Cheng Lian updated SPARK-3217:
------------------------------

    Description: 
PR [#1813|https://github.com/apache/spark/pull/1813] shaded Guava jar file and 
moved Guava classes to package {{org.spark-project.guava}} when Spark is built 
by Maven.

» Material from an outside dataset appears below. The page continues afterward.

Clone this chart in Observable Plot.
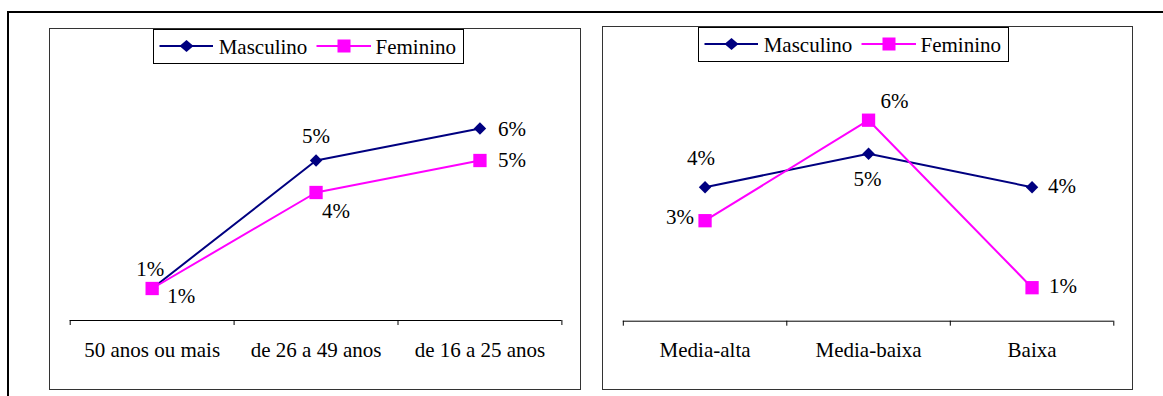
<!DOCTYPE html>
<html>
<head>
<meta charset="utf-8">
<script src="https://cdn.jsdelivr.net/npm/d3@7"></script>
<script src="https://cdn.jsdelivr.net/npm/@observablehq/plot@0.6"></script>
<style>
  body { margin: 0; background: #fff; }
  #page { position: relative; width: 1163px; height: 396px; overflow: hidden; background: #fff; }
  .rule { position: absolute; background: #000; }
  .panel { position: absolute; box-sizing: border-box; border: 1.5px solid #333; background: #fff; }
</style>
</head>
<body>
<div id="page"></div>
<script>
// Age groups (left chart)
const ageGroups = ["50 anos ou mais", "de 26 a 49 anos", "de 16 a 25 anos"];
const ageMasculino = [1, 5, 6];
const ageFeminino = [1, 4, 5];

// Social class (right chart)
const classGroups = ["Media-alta", "Media-baixa", "Baixa"];
const classMasculino = [4, 5, 4];
const classFeminino = [3, 6, 1];

const seriesNames = ["Masculino", "Feminino"];
const seriesColors = ["#000080", "#FF00FF"];

// Label placement per point: [textAnchor, dx, dy to baseline]
const agePlacement = {
  Masculino: [["middle", -2, -13], ["middle", 0, -18], ["start", 18, 7]],
  Feminino: [["start", 15, 14], ["start", 6, 25], ["start", 18, 6]]
};
const classPlacement = {
  Masculino: [["middle", -4, -22], ["middle", -1, 32], ["start", 16, 6]],
  Feminino: [["end", -11, 3], ["start", 12, -12], ["start", 17, 5]]
};

const FONT = '"Liberation Serif", "Times New Roman", Times, Tinos, "Nimbus Roman", "Nimbus Roman No9 L", FreeSerif, "DejaVu Serif", "Noto Serif", Georgia, serif';
const FS = 21;
const page = document.getElementById("page");
page.style.fontFamily = FONT;

function place(el, left, top) {
  el.style.position = "absolute";
  el.style.left = left + "px";
  el.style.top = top + "px";
  page.appendChild(el);
  return el;
}

function box(cls, left, top, width, height) {
  const d = document.createElement("div");
  d.className = cls;
  d.style.left = left + "px";
  d.style.top = top + "px";
  d.style.width = width + "px";
  d.style.height = height + "px";
  page.appendChild(d);
  return d;
}

// outer page frame
box("rule", 7.3, 11.3, 1170, 1.7);
box("rule", 7.3, 11.3, 1.7, 400);

// chart panels
box("panel", 49.3, 28.3, 532, 361.3);
box("panel", 602.3, 26, 531, 363.6);

function lineChart({groups, masc, fem, placement, width, height, marginLeft, marginRight, marginTop, marginBottom, yMax, labelDy}) {
  const bounds = d3.range(groups.length + 1).map(i => i - 0.5);
  const series = [
    {name: seriesNames[0], values: masc, color: seriesColors[0], symbol: "diamond2", r: 5.6},
    {name: seriesNames[1], values: fem, color: seriesColors[1], symbol: "square", r: 7.5}
  ];
  const marks = [
    Plot.ruleY([0], {stroke: "#000", strokeWidth: 1}),
    Plot.axisX({ticks: bounds, tickSize: 5, tickFormat: () => "", label: null, stroke: "#000"}),
    Plot.text(groups, {x: (d, i) => i, y: () => 0, text: d => d, lineAnchor: "bottom",
                       dy: labelDy, fontSize: FS, fill: "#000"})
  ];
  for (const s of series) {
    const rows = s.values.map((v, i) => ({i, v}));
    marks.push(Plot.line(rows, {x: "i", y: "v", stroke: s.color, strokeWidth: 2}));
    marks.push(Plot.dot(rows, {x: "i", y: "v", symbol: s.symbol, r: s.r, fill: s.color, stroke: "none"}));
    rows.forEach((row, k) => {
      const [anchor, dx, dy] = placement[s.name][k];
      marks.push(Plot.text([row], {x: "i", y: "v", text: d => `${d.v}%`, textAnchor: anchor,
                                   lineAnchor: "bottom", dx, dy, fontSize: FS, fill: "#000"}));
    });
  }
  return Plot.plot({
    width, height, marginLeft, marginRight, marginTop, marginBottom,
    style: {fontFamily: FONT, fontSize: FS + "px", background: "transparent", color: "#000", overflow: "visible"},
    x: {domain: [-0.5, groups.length - 0.5], label: null},
    y: {domain: [0, yMax], axis: null},
    marks
  });
}

place(lineChart({
  groups: ageGroups, masc: ageMasculino, fem: ageFeminino, placement: agePlacement,
  width: 530, height: 360, marginLeft: 19.7, marginRight: 18.6, marginTop: 3, marginBottom: 69,
  yMax: 9, labelDy: 36.7
}), 50, 29);

place(lineChart({
  groups: classGroups, masc: classMasculino, fem: classFeminino, placement: classPlacement,
  width: 530, height: 363, marginLeft: 19.8, marginRight: 19.7, marginTop: 26.7, marginBottom: 68.3,
  yMax: 8, labelDy: 36
}), 603, 26);

// series legend box
function legend(left, top) {
  const w = 311, h = 35;
  const svg = d3.create("svg").attr("width", w).attr("height", h)
    .style("font-family", FONT).style("font-size", FS + "px");
  svg.append("rect").attr("x", 0.5).attr("y", 0.5).attr("width", w - 1).attr("height", h - 1)
    .attr("fill", "#fff").attr("stroke", "#000").attr("stroke-width", 1);
  const items = [
    {x0: 6.5, x1: 60, cx: 33.5, tx: 65.7, kind: "diamond"},
    {x0: 163.5, x1: 218, cx: 191, tx: 222.5, kind: "square"}
  ];
  const cy = 17;
  items.forEach((it, k) => {
    const color = seriesColors[k];
    svg.append("line").attr("x1", it.x0).attr("x2", it.x1).attr("y1", cy).attr("y2", cy)
      .attr("stroke", color).attr("stroke-width", 2);
    if (it.kind === "diamond") {
      svg.append("path").attr("d", `M${it.cx - 7},${cy}L${it.cx},${cy - 6}L${it.cx + 7},${cy}L${it.cx},${cy + 6}Z`)
        .attr("fill", color);
    } else {
      svg.append("rect").attr("x", it.cx - 6.5).attr("y", cy - 6.5).attr("width", 13).attr("height", 13)
        .attr("fill", color);
    }
    svg.append("text").attr("x", it.tx).attr("y", 24.5).attr("fill", "#000").text(seriesNames[k]);
  });
  place(svg.node(), left, top);
}
legend(152.5, 28.5);
legend(697.5, 26.5);
</script>
</body>
</html>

But if developers set the environment variable 
{{SPARK_PREPEND_CLASSES}} to {{true}}, commands like {{bin/spark-shell}} throws 
{{ClassNotFoundException}}:
{code}
# Set the env var
$ export SPARK_PREPEND_CLASSES=true

# Build Spark with Maven
$ mvn clean package -Phive,hadoop-2.3 -Dhadoop.version=2.3.0 -DskipTests
...

# Then spark-shell complains
$ ./bin/spark-shell
Spark assembly has been built with Hive, including Datanucleus jars on classpath
Exception in thread "main" java.lang.NoClassDefFoundError: 
com/google/common/util/concurrent/ThreadFactoryBuilder
        at org.apache.spark.util.Utils$.<init>(Utils.scala:636)
        at org.apache.spark.util.Utils$.<clinit>(Utils.scala)
        at org.apache.spark.repl.SparkILoop.<init>(SparkILoop.scala:134)
        at org.apache.spark.repl.SparkILoop.<init>(SparkILoop.scala:65)
        at org.apache.spark.repl.Main$.main(Main.scala:30)
        at org.apache.spark.repl.Main.main(Main.scala)
        at sun.reflect.NativeMethodAccessorImpl.invoke0(Native Method)
        at 
sun.reflect.NativeMethodAccessorImpl.invoke(NativeMethodAccessorImpl.java:57)
        at 
sun.reflect.DelegatingMethodAccessorImpl.invoke(DelegatingMethodAccessorImpl.java:43)
        at java.lang.reflect.Method.invoke(Method.java:606)
        at org.apache.spark.deploy.SparkSubmit$.launch(SparkSubmit.scala:317)
        at org.apache.spark.deploy.SparkSubmit$.main(SparkSubmit.scala:73)
        at org.apache.spark.deploy.SparkSubmit.main(SparkSubmit.scala)
Caused by: java.lang.ClassNotFoundException: 
com.google.common.util.concurrent.ThreadFactoryBuilder
        at java.net.URLClassLoader$1.run(URLClassLoader.java:366)
        at java.net.URLClassLoader$1.run(URLClassLoader.java:355)
        at java.security.AccessController.doPrivileged(Native Method)
        at java.net.URLClassLoader.findClass(URLClassLoader.java:354)
        at java.lang.ClassLoader.loadClass(ClassLoader.java:425)
        at sun.misc.Launcher$AppClassLoader.loadClass(Launcher.java:308)
        at java.lang.ClassLoader.loadClass(ClassLoader.java:358)
        ... 13 more

# Check the assembly jar file
$ jar tf 
assembly/target/scala-2.10/spark-assembly-1.1.0-SNAPSHOT-hadoop2.3.0.jar | grep 
-i ThreadFactoryBuilder
org/spark-project/guava/common/util/concurrent/ThreadFactoryBuilder$1.class
org/spark-project/guava/common/util/concurrent/ThreadFactoryBuilder.class
{code}
SBT build is fine since we don't shade Guava with SBT right now.

  was:
PR [#1813|https://github.com/apache/spark/pull/1813] shaded Guava jar file and 
moved Guava classes to package {{org.spark-project.guava}} when Spark is built 
by Maven. But code in {{org.apache.spark.util.Utils}} still refers to classes 
(e.g. {{ThreadFactoryBuilder}}) in package {{com.google.common}}.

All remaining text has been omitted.